TASK REQUIREMENTS
Return exactly the listing's lines, from its first line to the line holding "import * as", ends included.
##### MATERIAL
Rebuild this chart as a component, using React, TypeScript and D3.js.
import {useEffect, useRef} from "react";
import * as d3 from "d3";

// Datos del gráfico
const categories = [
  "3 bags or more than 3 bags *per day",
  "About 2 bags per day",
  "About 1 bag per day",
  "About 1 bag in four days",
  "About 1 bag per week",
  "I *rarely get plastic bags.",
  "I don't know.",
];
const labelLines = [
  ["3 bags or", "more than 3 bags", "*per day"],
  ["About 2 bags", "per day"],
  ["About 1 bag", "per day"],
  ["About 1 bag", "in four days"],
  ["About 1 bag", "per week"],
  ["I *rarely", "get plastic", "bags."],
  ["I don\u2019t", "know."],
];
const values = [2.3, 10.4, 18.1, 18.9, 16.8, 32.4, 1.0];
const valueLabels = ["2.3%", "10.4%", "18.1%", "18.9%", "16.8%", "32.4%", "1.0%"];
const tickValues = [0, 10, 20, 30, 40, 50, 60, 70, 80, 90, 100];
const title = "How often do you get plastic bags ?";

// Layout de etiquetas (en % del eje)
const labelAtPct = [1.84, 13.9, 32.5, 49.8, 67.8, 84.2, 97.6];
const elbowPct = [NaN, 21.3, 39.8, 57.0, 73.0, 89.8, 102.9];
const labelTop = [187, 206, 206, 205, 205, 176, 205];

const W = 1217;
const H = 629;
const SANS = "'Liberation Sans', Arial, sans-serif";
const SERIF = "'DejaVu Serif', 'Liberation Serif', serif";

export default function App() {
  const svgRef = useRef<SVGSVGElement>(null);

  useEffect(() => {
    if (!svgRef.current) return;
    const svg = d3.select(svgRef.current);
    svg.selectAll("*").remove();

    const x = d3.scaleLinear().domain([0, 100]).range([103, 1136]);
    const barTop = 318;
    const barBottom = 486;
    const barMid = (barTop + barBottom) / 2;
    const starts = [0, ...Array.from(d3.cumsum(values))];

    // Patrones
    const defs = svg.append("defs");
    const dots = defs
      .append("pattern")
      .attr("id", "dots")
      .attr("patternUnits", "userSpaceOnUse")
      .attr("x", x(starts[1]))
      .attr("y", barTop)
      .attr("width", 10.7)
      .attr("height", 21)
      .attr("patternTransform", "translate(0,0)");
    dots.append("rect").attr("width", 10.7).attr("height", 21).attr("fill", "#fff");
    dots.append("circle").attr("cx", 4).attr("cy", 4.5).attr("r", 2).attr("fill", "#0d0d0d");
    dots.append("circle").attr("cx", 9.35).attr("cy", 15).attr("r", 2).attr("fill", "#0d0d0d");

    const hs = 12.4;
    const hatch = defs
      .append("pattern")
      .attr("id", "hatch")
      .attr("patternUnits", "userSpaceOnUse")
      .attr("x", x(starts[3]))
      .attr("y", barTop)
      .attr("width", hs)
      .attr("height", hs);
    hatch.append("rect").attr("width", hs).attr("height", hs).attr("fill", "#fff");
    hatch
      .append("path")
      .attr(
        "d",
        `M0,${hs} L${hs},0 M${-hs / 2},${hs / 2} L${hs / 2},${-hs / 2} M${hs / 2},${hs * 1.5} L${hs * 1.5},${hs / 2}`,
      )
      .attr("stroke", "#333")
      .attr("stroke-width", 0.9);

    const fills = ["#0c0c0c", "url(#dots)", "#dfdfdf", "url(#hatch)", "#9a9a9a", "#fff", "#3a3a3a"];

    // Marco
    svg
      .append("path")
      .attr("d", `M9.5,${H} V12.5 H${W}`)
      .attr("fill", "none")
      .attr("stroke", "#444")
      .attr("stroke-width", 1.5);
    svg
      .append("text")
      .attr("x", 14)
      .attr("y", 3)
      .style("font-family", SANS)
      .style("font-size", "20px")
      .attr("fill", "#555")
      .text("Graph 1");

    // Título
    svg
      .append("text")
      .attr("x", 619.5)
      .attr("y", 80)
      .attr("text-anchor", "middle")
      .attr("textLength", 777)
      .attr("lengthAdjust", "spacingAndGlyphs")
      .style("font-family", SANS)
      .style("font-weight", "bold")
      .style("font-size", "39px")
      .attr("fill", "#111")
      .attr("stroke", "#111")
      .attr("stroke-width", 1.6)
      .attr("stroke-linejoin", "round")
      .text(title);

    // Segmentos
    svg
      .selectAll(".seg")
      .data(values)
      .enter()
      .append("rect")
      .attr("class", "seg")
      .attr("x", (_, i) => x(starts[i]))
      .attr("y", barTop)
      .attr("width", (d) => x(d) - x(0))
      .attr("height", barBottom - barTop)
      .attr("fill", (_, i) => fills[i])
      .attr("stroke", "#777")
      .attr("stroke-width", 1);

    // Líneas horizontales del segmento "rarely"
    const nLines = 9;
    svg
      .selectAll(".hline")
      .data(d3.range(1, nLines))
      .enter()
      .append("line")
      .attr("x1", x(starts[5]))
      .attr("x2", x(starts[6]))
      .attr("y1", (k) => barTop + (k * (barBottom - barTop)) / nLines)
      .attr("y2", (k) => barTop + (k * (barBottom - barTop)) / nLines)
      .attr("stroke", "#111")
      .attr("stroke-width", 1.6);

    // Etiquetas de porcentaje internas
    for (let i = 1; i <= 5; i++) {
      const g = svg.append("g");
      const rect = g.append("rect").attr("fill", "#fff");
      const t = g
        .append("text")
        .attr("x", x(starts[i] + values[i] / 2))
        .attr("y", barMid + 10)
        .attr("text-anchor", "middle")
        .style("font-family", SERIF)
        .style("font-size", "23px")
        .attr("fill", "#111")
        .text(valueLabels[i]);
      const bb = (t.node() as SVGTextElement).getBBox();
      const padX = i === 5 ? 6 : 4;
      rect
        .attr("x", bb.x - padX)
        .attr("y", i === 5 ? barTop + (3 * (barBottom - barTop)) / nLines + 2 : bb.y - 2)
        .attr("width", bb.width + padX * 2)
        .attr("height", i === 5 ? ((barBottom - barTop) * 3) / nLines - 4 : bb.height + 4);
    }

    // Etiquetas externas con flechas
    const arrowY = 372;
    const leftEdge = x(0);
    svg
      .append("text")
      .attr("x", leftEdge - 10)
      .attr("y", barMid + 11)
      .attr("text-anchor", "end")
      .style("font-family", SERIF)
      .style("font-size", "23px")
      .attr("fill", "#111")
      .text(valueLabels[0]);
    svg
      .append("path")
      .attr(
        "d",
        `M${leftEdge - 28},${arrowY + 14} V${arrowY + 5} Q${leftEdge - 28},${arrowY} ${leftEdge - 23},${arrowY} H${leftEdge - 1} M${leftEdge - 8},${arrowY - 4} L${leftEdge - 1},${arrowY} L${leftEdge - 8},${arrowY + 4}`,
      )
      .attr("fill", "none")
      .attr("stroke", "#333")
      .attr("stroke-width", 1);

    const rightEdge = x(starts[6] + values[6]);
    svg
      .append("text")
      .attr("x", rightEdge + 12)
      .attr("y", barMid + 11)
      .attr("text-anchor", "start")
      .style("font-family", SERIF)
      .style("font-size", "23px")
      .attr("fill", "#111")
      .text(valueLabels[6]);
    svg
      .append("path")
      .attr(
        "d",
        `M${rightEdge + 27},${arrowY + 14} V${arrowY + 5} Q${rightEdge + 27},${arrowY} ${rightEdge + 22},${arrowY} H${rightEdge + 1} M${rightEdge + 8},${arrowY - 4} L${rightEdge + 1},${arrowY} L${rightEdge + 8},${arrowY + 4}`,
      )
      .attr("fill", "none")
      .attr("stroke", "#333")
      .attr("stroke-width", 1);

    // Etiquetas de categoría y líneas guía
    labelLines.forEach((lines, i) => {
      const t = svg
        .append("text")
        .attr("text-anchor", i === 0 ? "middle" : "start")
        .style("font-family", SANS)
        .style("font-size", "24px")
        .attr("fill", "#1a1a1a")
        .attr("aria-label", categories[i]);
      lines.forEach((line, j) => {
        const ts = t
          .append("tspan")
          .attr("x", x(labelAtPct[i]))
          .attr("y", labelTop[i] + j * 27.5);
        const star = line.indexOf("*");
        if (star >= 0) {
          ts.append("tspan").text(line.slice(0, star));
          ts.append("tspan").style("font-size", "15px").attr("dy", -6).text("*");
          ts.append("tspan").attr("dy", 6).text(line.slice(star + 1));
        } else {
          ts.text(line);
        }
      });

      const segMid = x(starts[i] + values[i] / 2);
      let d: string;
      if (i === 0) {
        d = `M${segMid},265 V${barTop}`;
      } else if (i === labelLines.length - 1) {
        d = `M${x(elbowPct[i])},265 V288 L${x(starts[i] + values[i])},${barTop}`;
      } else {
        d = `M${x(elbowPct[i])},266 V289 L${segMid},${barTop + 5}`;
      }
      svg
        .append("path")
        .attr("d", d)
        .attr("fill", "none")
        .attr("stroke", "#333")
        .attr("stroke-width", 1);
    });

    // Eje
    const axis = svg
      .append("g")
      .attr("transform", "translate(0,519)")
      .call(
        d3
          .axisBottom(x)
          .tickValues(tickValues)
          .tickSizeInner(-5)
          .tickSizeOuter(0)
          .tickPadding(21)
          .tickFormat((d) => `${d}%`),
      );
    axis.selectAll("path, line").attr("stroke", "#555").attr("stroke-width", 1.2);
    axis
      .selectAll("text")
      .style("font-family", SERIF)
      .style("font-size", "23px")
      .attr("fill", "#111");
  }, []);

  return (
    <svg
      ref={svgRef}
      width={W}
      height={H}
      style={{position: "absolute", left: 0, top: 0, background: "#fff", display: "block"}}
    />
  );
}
##########
TASK OUTPUT
Rebuild this chart as a component, using React, TypeScript and D3.js.
import {useEffect, useRef} from "react";
import * as d3 from "d3";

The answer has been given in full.